■ Dataset records ■
====

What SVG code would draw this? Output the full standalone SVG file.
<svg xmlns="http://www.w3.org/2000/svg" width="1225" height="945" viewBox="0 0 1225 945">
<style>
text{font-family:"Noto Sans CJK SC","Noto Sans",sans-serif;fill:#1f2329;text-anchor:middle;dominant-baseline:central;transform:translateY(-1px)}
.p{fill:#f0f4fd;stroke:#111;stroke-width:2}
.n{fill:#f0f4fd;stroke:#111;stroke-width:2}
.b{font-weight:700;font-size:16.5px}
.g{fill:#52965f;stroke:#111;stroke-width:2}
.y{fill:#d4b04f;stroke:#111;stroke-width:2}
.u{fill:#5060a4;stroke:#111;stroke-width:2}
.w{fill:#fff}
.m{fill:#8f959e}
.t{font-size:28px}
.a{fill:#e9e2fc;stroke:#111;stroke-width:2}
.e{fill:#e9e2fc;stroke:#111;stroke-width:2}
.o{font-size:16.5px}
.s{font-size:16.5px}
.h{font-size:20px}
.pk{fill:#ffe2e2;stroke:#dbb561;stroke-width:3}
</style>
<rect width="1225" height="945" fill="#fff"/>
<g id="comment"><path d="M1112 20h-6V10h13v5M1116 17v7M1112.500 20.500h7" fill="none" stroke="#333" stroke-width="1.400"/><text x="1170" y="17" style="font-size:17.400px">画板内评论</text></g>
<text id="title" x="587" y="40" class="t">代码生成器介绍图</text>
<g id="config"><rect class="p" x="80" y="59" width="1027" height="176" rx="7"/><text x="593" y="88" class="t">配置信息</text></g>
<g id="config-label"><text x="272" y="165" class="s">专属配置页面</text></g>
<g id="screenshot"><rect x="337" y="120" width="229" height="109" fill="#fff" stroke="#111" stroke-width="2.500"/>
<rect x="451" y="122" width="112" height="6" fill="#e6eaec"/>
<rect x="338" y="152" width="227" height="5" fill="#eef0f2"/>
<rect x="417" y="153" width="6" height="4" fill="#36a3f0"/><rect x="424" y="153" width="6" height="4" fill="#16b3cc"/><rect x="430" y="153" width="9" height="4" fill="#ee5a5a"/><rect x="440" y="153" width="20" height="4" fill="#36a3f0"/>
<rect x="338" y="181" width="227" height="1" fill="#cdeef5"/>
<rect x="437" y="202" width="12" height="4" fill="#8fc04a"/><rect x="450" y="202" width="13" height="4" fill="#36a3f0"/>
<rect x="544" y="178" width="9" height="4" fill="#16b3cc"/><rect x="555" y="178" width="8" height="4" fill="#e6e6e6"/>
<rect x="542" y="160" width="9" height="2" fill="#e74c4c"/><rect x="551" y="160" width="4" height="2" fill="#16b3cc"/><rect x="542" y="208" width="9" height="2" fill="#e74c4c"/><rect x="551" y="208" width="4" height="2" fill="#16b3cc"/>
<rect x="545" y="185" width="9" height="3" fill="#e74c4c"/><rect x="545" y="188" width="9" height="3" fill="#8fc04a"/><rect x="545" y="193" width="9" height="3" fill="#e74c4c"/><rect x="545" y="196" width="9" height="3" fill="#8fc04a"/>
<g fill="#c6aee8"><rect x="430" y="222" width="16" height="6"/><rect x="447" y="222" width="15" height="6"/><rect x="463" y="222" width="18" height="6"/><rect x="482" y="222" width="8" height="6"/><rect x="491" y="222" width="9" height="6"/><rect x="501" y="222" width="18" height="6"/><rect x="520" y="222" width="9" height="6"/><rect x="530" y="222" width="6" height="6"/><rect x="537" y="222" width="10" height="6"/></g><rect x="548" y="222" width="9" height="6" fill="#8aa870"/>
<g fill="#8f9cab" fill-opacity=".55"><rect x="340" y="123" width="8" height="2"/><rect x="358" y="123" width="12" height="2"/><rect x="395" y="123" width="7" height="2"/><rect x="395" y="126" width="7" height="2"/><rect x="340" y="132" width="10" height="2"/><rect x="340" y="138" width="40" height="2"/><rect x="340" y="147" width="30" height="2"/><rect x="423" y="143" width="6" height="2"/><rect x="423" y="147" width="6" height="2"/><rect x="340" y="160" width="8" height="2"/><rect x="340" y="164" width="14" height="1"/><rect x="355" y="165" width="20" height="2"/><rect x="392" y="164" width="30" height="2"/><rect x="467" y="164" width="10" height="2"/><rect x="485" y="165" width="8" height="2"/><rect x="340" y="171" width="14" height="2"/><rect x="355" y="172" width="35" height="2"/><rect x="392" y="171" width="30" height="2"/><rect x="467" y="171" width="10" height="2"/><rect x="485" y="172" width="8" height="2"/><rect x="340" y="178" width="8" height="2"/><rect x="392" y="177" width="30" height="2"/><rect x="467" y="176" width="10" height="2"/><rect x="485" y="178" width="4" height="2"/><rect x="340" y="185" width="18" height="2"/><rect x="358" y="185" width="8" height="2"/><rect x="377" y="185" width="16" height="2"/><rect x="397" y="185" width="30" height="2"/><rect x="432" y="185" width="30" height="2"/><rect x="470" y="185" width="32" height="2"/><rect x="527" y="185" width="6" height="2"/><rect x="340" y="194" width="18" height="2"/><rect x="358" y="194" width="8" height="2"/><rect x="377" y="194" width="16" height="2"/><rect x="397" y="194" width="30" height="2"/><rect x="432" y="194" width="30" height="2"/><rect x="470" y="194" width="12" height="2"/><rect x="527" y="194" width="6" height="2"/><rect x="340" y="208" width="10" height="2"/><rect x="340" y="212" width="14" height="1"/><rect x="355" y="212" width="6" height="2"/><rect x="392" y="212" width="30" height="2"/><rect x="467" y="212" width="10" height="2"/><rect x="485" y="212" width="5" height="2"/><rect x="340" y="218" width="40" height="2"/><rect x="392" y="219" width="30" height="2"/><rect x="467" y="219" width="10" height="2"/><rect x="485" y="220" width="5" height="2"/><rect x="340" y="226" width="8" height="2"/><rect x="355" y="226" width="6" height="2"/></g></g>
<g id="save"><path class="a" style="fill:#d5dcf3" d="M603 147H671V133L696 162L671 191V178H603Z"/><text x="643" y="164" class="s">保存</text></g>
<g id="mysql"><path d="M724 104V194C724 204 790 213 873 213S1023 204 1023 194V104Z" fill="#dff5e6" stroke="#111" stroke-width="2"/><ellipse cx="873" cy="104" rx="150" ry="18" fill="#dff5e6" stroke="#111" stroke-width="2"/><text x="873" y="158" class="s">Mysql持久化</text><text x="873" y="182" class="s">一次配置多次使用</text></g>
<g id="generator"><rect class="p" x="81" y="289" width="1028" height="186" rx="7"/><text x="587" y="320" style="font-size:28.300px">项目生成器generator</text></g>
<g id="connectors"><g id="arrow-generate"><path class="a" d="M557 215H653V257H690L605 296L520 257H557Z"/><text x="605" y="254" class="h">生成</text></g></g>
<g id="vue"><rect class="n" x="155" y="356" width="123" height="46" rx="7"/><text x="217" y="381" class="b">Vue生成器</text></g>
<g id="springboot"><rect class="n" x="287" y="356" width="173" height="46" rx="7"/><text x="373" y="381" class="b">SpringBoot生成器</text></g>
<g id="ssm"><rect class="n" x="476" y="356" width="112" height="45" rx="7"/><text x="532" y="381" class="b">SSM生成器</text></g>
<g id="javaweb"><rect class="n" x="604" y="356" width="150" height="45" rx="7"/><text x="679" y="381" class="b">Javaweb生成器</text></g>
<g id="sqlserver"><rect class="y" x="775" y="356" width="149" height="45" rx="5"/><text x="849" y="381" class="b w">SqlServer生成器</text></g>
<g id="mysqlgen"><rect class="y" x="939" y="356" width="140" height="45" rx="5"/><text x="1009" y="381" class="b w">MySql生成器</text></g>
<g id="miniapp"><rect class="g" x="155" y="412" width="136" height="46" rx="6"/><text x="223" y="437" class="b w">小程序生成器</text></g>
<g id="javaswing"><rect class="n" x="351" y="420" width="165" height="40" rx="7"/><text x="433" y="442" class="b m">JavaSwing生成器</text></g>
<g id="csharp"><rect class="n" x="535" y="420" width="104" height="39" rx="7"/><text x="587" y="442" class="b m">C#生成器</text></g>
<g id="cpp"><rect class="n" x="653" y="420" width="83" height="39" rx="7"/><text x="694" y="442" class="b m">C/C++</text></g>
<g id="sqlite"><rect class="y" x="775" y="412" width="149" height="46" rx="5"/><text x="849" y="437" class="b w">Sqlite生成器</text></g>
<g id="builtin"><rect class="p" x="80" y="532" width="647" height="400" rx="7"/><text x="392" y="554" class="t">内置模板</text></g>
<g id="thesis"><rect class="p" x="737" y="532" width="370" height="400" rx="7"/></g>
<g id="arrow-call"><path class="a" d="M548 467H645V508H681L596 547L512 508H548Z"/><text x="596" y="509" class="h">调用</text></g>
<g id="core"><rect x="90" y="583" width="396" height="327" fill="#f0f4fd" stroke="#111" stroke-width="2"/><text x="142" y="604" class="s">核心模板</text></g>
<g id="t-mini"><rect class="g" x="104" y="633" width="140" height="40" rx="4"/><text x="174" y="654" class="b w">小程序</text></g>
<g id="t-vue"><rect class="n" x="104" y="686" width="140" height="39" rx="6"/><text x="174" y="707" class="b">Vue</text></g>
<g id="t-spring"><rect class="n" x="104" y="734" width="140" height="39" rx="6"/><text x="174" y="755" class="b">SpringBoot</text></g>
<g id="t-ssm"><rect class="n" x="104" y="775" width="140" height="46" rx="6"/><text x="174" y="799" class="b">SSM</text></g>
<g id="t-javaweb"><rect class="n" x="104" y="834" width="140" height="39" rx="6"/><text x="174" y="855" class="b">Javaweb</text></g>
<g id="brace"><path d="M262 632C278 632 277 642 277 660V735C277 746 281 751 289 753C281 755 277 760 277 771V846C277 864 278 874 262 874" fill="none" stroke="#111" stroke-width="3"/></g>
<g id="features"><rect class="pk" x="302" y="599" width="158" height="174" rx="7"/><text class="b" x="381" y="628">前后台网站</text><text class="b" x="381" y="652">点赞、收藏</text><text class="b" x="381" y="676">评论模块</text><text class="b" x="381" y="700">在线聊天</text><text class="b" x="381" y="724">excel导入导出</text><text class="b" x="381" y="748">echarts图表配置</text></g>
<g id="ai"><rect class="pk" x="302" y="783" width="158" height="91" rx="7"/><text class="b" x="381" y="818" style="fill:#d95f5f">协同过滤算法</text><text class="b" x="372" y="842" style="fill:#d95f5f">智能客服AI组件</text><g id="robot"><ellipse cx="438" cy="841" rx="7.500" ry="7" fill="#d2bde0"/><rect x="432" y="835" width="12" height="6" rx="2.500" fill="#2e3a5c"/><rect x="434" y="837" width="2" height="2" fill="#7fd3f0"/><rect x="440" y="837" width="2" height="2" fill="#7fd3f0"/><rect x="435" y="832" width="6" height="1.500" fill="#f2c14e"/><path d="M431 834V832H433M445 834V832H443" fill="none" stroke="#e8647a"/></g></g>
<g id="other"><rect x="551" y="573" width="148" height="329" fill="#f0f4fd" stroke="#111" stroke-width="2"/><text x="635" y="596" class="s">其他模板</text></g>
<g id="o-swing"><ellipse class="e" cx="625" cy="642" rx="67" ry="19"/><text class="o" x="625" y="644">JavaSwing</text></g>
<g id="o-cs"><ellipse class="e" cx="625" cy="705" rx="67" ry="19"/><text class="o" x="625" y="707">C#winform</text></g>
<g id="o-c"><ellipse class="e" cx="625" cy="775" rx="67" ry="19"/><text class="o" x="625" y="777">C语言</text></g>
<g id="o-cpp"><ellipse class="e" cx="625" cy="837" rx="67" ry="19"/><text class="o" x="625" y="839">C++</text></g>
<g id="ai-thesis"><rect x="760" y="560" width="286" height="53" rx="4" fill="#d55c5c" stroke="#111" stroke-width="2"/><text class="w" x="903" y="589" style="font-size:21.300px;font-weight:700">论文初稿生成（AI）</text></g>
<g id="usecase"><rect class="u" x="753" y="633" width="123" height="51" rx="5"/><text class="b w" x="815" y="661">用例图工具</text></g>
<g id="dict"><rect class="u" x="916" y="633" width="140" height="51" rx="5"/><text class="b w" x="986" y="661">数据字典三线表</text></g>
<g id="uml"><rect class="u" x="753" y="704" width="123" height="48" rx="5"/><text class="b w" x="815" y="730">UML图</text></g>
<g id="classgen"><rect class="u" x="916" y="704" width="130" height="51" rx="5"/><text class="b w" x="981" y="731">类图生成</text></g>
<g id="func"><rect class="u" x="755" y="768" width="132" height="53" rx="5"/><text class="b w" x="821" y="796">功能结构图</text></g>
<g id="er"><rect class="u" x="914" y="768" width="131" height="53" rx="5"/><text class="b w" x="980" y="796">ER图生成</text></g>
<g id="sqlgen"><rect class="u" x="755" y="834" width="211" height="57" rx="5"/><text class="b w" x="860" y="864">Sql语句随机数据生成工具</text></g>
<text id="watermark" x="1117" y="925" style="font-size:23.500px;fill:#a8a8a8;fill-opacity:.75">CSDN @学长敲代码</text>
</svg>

====

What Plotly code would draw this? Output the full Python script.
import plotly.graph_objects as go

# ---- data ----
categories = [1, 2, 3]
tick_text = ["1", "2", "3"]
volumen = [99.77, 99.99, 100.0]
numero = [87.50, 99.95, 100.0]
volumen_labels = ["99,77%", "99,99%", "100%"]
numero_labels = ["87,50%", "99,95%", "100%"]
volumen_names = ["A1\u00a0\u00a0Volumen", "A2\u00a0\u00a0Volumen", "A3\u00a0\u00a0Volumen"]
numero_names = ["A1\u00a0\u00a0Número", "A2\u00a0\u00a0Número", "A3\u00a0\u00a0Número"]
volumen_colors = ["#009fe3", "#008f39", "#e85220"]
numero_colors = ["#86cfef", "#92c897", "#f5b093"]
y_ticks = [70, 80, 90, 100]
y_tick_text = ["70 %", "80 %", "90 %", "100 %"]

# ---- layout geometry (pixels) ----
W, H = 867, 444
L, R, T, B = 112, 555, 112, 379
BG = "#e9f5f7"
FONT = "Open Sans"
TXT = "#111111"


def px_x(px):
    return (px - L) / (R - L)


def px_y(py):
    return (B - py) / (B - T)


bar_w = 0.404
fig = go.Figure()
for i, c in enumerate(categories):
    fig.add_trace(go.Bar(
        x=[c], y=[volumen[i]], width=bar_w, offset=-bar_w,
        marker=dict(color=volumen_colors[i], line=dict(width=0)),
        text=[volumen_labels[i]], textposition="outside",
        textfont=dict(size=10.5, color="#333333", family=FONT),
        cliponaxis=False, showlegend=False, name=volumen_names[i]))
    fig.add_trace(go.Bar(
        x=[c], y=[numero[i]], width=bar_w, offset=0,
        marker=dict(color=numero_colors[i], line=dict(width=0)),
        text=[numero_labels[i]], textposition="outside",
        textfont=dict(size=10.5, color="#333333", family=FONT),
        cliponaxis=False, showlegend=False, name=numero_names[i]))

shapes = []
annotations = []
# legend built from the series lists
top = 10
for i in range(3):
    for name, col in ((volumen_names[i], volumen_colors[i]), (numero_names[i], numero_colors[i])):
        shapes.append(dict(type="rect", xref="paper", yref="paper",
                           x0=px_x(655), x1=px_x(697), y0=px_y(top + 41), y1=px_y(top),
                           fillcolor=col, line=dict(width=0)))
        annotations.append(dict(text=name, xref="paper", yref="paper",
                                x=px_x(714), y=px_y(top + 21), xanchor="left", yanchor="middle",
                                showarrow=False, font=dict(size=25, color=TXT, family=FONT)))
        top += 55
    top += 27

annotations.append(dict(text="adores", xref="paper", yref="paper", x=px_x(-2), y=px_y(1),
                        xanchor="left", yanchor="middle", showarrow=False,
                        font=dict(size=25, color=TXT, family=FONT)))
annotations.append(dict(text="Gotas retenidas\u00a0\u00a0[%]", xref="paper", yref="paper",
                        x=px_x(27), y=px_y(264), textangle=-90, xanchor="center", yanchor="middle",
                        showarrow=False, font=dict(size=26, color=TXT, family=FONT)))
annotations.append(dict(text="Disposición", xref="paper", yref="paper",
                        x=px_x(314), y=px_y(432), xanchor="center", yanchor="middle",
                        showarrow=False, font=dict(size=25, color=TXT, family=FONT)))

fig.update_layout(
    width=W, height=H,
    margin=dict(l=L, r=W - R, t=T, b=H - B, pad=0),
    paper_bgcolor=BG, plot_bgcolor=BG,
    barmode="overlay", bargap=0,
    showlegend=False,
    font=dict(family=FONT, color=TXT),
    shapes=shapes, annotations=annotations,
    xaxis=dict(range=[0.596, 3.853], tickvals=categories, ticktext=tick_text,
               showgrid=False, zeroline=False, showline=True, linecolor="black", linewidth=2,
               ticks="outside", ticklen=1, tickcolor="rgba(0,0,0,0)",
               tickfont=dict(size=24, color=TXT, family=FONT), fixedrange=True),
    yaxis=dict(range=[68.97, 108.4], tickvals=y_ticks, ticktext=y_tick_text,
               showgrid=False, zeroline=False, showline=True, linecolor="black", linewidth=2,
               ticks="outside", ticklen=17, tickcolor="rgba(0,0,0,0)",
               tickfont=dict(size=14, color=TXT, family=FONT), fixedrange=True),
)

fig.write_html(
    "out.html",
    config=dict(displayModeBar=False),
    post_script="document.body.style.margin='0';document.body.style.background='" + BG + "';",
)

====

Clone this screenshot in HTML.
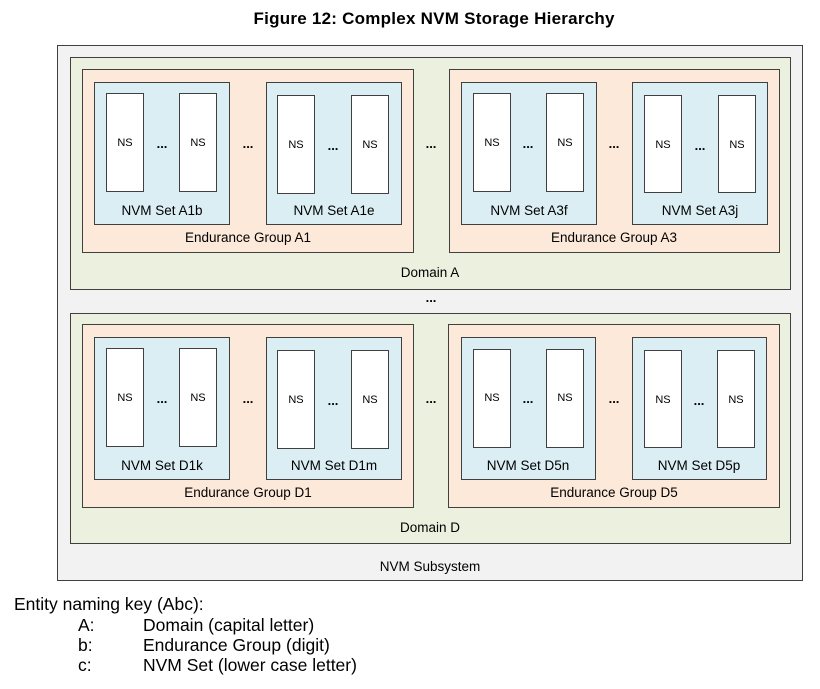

====

■ Required work ■
Lines that include the word "full" are to be extracted from the data above.

■ Finished answer ■
What SVG code would draw this? Output the full standalone SVG file.
What Plotly code would draw this? Output the full Python script.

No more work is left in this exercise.